The Webmistresse visited our humble abode the other weekend. Over a cuppa, The Goddess and I enthused about The Insiders Guide to Happiness. We’d enjoyed the pre-/se-quel, The Insiders Guide to Love last year and, thanks to some applied relationship chaos theory, Mr Samson lent us his copy of Happiness.

“What’s it about?” the Webmistresse quite reasonably asked.

The Goddess and I looked at each other. It’s not a procedural. Nor is it a soap per se. Our best description is that it’s a television series that explores the philosophy of happiness. ‘Philosophy’ and ‘television’ in the same breath? Believe it. Not once was it trite as it asked – and didn’t necessarily answer – hard questions about being happy in and with the one life we get.

Most homegrown television has a self-consciousness pouring out of its every orifice. I suspect it’s a hangover from decades of cultural cringe: “Oh yeh, hi, I’m your latest Homegrown Drama. I know you’ve been waiting ages for me to turn up – and thanks to [INSERT BROADCASTER] and New Zealand on Air, here I am. Give us a go, eh, ’cause heh, y’know, you’re watching… New Zealand on air.”
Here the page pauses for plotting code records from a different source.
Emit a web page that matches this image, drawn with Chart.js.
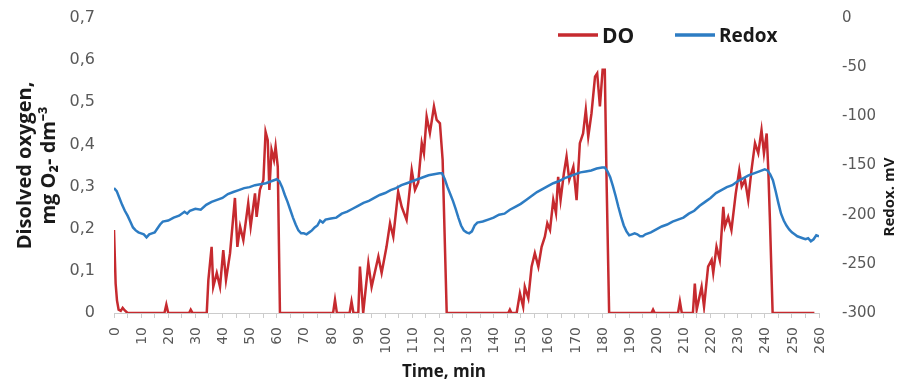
<!DOCTYPE html>
<html>
<head>
<meta charset="utf-8">
<script src="https://cdn.jsdelivr.net/npm/chart.js@4.4.1/dist/chart.umd.min.js"></script>
<style>
  html, body { margin: 0; padding: 0; background: #fff; }
  canvas { display: block; }
</style>
</head>
<body>
<canvas id="chart" width="899" height="385"></canvas>
<script>
// Dissolved oxygen (mg O2 dm-3) against time (min)
const doTime = [
  0, 0.6, 1.1, 1.7, 2.5, 3.2, 4, 5, 18.6, 19.3, 20, 27.7, 28.3, 29,
  34.2, 34.8, 36, 36.6, 37.9, 39.1, 40.3, 41.3, 42.8, 44.6, 45.5, 46.5, 47.7, 49.5, 50.4,
  52, 52.6, 53.8, 55.1, 55.9, 56.7, 57.3, 58.1, 59, 59.6, 60.4, 61.2,
  80.8, 81.5, 82.2, 86.9, 87.6, 88.3, 90.1, 90.7, 91.9, 93.8, 95, 97.5, 98.7, 100.5,
  101.8, 103, 104.8, 106.1, 107.9, 109.8, 111, 112.2, 113.5, 114.3, 115.3, 116.5, 118,
  119, 120.2, 121.2, 122.7,
  145.4, 146, 146.6, 148.5, 149.7, 150.9, 151.5, 152.8, 154, 155.2, 156.5, 157.7, 158.9,
  159.8, 160.8, 162, 163, 163.8, 164.7, 165.9, 166.9, 167.9, 169.4, 170.6, 171.8, 173,
  174, 174.9, 176.1, 177.4, 178.2, 179.2, 180.2, 181, 181.7, 182.6,
  198.2, 198.8, 199.4, 208, 208.7, 209.4, 213.5, 214.2, 214.9, 215.8, 216.7, 217.6, 219.1,
  220.4, 221, 222.2, 223.4, 224.7, 225.3, 226.5, 227.7, 229.3, 230.6, 231.5, 232.7, 233.9,
  235.1, 236.4, 237.6, 238.8, 239.7, 240.7, 241.3, 241.9, 242.9, 258.3
];
const doValue = [
  0.197, 0.07, 0.03, 0.008, 0.005, 0.012, 0.006, 0, 0, 0.02, 0, 0, 0.008, 0,
  0, 0.078, 0.157, 0.062, 0.095, 0.062, 0.149, 0.078, 0.142, 0.273, 0.157, 0.205, 0.173, 0.26, 0.205,
  0.284, 0.228, 0.292, 0.316, 0.43, 0.41, 0.292, 0.387, 0.363, 0.395, 0.347, 0,
  0, 0.031, 0, 0, 0.027, 0, 0, 0.11, 0, 0.118, 0.062, 0.134, 0.095, 0.157,
  0.213, 0.181, 0.288, 0.252, 0.221, 0.339, 0.292, 0.31, 0.403, 0.379, 0.466, 0.427, 0.49,
  0.458, 0.45, 0.363, 0,
  0, 0.008, 0, 0, 0.047, 0.015, 0.062, 0.035, 0.11, 0.142, 0.11, 0.157, 0.181,
  0.213, 0.197, 0.268, 0.237, 0.323, 0.268, 0.331, 0.371, 0.316, 0.347, 0.268, 0.403, 0.426,
  0.482, 0.418, 0.474, 0.561, 0.569, 0.49, 0.577, 0.577, 0.3, 0,
  0, 0.008, 0, 0, 0.027, 0, 0, 0.07, 0.008, 0.035, 0.062, 0.015, 0.11,
  0.126, 0.095, 0.157, 0.126, 0.252, 0.205, 0.228, 0.197, 0.284, 0.339, 0.3, 0.316, 0.268,
  0.339, 0.403, 0.379, 0.434, 0.379, 0.426, 0.339, 0.221, 0, 0
];

// Redox potential (mV) against time (min)
const redoxTime = [
  0, 1, 2, 3, 4, 5, 6, 7, 8, 9, 10, 11, 12, 13, 14, 15, 16, 17, 18, 20, 22, 24, 26, 27, 28,
  30, 32, 34, 36, 38, 40, 42, 44, 46, 48, 50, 52, 54, 56, 58, 60,
  61, 62, 63, 64, 65, 66, 67, 68, 69, 70, 71, 72, 73, 74, 75, 76, 77, 78, 80, 82, 84, 86,
  88, 90, 92, 94, 96, 98, 100, 102, 104, 106, 108, 110, 112, 114, 116, 118, 120,
  121, 122, 123, 124, 125, 126, 127, 128, 129, 130, 131, 132, 133, 134, 136, 138, 140,
  142, 144, 146, 148, 150, 152, 154, 156, 158, 160, 162, 164, 166, 168, 170, 172, 174,
  176, 178, 180, 181, 182, 183, 184, 185, 186, 187, 188, 189, 190, 191, 192, 193, 194,
  195, 196, 198, 200, 202, 204, 206, 208, 210, 212, 214, 216, 218, 220, 222, 224, 226,
  228, 230, 232, 234, 236, 238, 240, 241, 242, 243, 244, 245, 246, 247, 248, 249, 250,
  251, 252, 253, 254, 255, 256, 257, 258, 259, 260
];
const redoxValue = [
  -173, -176, -183, -190, -196, -201, -207, -213, -216, -218, -219, -220, -223, -220, -219, -218, -214, -210, -207, -206, -203, -201, -197, -199, -196,
  -194, -195, -190, -187, -185, -183, -179, -177, -175, -173, -172, -170, -169, -168, -166, -164,
  -166, -172, -180, -187, -195, -203, -210, -216, -219, -219, -220, -218, -216, -213, -211, -206, -208, -205, -204, -203, -199, -197,
  -194, -191, -188, -186, -183, -180, -178, -175, -173, -170, -168, -166, -164, -162, -160, -159, -158,
  -158, -164, -172, -179, -186, -194, -203, -211, -216, -218, -219, -217, -211, -208, -207, -205, -203,
  -200, -199, -195, -192, -189, -185, -181, -177, -174, -171, -168, -166, -163, -161, -159, -157, -156,
  -155, -153, -152, -152, -156, -162, -171, -181, -192, -202, -211, -217, -221, -220, -219, -220, -222,
  -222, -220, -218, -215, -212, -210, -207, -205, -203, -199, -196, -191, -187, -183, -178, -175, -172,
  -170, -166, -163, -160, -158, -156, -154, -155, -159, -165, -176, -188, -199, -206, -211, -215, -218,
  -220, -222, -223, -224, -225, -224, -227, -225, -221, -222
];

// Axis labelling
const timeLabels = [0, 10, 20, 30, 40, 50, 60, 70, 80, 90, 100, 110, 120, 130, 140, 150, 160, 170, 180, 190, 200, 210, 220, 230, 240, 250, 260];
const seriesNames = ['DO', 'Redox'];
const seriesColors = ['#c62a2f', '#2d7cc3'];
const oxygenTitle = ['Disolved oxygen,', 'mg O\u2082- dm\u207B\u00B3'];
const timeTitle = 'Time, min';
const redoxTitle = 'Redox. mV';

const toPoints = (xs, ys) => xs.map((t, i) => ({ x: t, y: ys[i] }));

const decor = {
  id: 'decor',
  beforeDraw(chart) {
    const c = chart.ctx;
    c.save();
    c.fillStyle = '#ffffff';
    c.fillRect(0, 0, chart.width, chart.height);
    c.restore();
  },
  afterDraw(chart) {
    const c = chart.ctx;
    c.save();
    c.lineCap = 'butt';
    c.textBaseline = 'middle';
    c.textAlign = 'left';
    c.fillStyle = '#1a1a1a';

    // legend
    c.lineWidth = 3.5;
    c.strokeStyle = seriesColors[0];
    c.beginPath(); c.moveTo(558, 35); c.lineTo(598, 35); c.stroke();
    c.font = 'bold 21px "Open Sans"';
    c.fillText(seriesNames[0], 602, 37);

    c.strokeStyle = seriesColors[1];
    c.beginPath(); c.moveTo(675, 35); c.lineTo(715, 35); c.stroke();
    c.font = 'bold 19px "Open Sans"';
    c.fillText(seriesNames[1], 719, 37);

    // time axis caption
    c.textAlign = 'center';
    c.font = 'bold 17px "Open Sans"';
    c.fillText(timeTitle, 444, 372);

    // redox axis caption, read bottom to top
    c.translate(890, 197);
    c.rotate(-Math.PI / 2);
    c.font = 'bold 15px "Open Sans"';
    c.fillText(redoxTitle, 0, 0);
    c.restore();
  }
};

new Chart(document.getElementById('chart'), {
  type: 'line',
  data: {
    datasets: [
      {
        label: seriesNames[0],
        data: toPoints(doTime, doValue),
        yAxisID: 'y',
        borderColor: seriesColors[0],
        backgroundColor: seriesColors[0],
        borderWidth: 2.5,
        pointRadius: 0,
        tension: 0,
        order: 1
      },
      {
        label: seriesNames[1],
        data: toPoints(redoxTime, redoxValue),
        yAxisID: 'y2',
        borderColor: seriesColors[1],
        backgroundColor: seriesColors[1],
        borderWidth: 2.5,
        pointRadius: 0,
        tension: 0,
        order: 0
      }
    ]
  },
  options: {
    responsive: false,
    animation: false,
    devicePixelRatio: 1,
    layout: { padding: { top: 18, left: 0, right: 0, bottom: 0 } },
    plugins: {
      legend: { display: false },
      tooltip: { enabled: false },
      title: { display: false }
    },
    scales: {
      x: {
        type: 'linear',
        min: 0,
        max: 260,
        afterFit(scale) { scale.height = 72; },
        ticks: {
          stepSize: 5,
          autoSkip: false,
          minRotation: 90,
          maxRotation: 90,
          padding: 9,
          labelOffset: 1,
          color: '#595959',
          font: { family: 'DejaVu Sans', size: 14 },
          callback: (v) => timeLabels.includes(v) ? String(v) : ''
        },
        grid: {
          display: true,
          drawOnChartArea: false,
          drawTicks: true,
          tickLength: 5,
          color: '#cccccc',
          lineWidth: 1
        },
        border: { display: true, color: '#cccccc', width: 1 }
      },
      y: {
        type: 'linear',
        position: 'left',
        min: 0,
        max: 0.7,
        afterFit(scale) { scale.width = 114; },
        ticks: {
          stepSize: 0.1,
          padding: 0,
          color: '#595959',
          font: { family: 'DejaVu Sans', size: 16 },
          callback: (v) => v === 0 ? '0' : v.toFixed(1).replace('.', ',')
        },
        grid: { display: true, drawOnChartArea: false, drawTicks: true, tickLength: 19, color: 'rgba(0,0,0,0)' },
        border: { display: false },
        title: {
          display: true,
          text: oxygenTitle,
          color: '#1a1a1a',
          font: { family: 'Open Sans', weight: 'bold', size: 20, lineHeight: 1.2 },
          padding: { top: 13, bottom: 0 }
        }
      },
      y2: {
        type: 'linear',
        position: 'right',
        min: -300,
        max: 0,
        afterFit(scale) { scale.width = 80; },
        ticks: {
          stepSize: 50,
          padding: 0,
          color: '#595959',
          font: { family: 'DejaVu Sans', size: 15 }
        },
        grid: { display: true, drawOnChartArea: false, drawTicks: true, tickLength: 23, color: 'rgba(0,0,0,0)' },
        border: { display: false }
      }
    }
  },
  plugins: [decor]
});
</script>
</body>
</html>
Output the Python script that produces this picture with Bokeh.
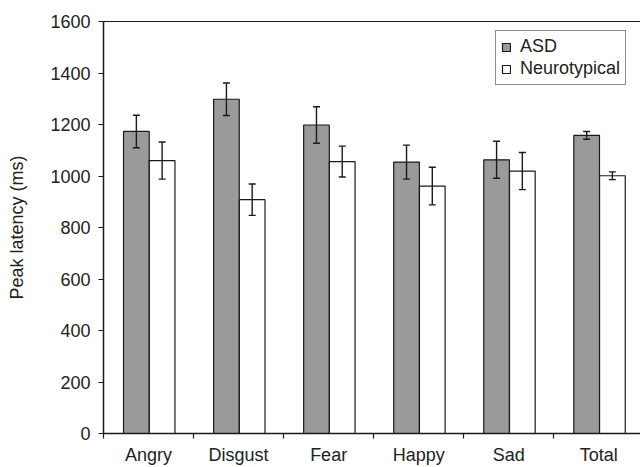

The Insiders Guides are thankfully devoid of such affectation: these are the characters; here are the stories; keep up. Late-weekend-night scheduling and minimal publicity made the Insiders Guides the best intelligent adult homegrown television that few saw. Thank gosh for DVDs.

Fedora-tips to Happiness creator Peter Cox and writers David Brechin-Smith and Paula Boock for kick-arse scripts, and producer Dave Gibson for believing.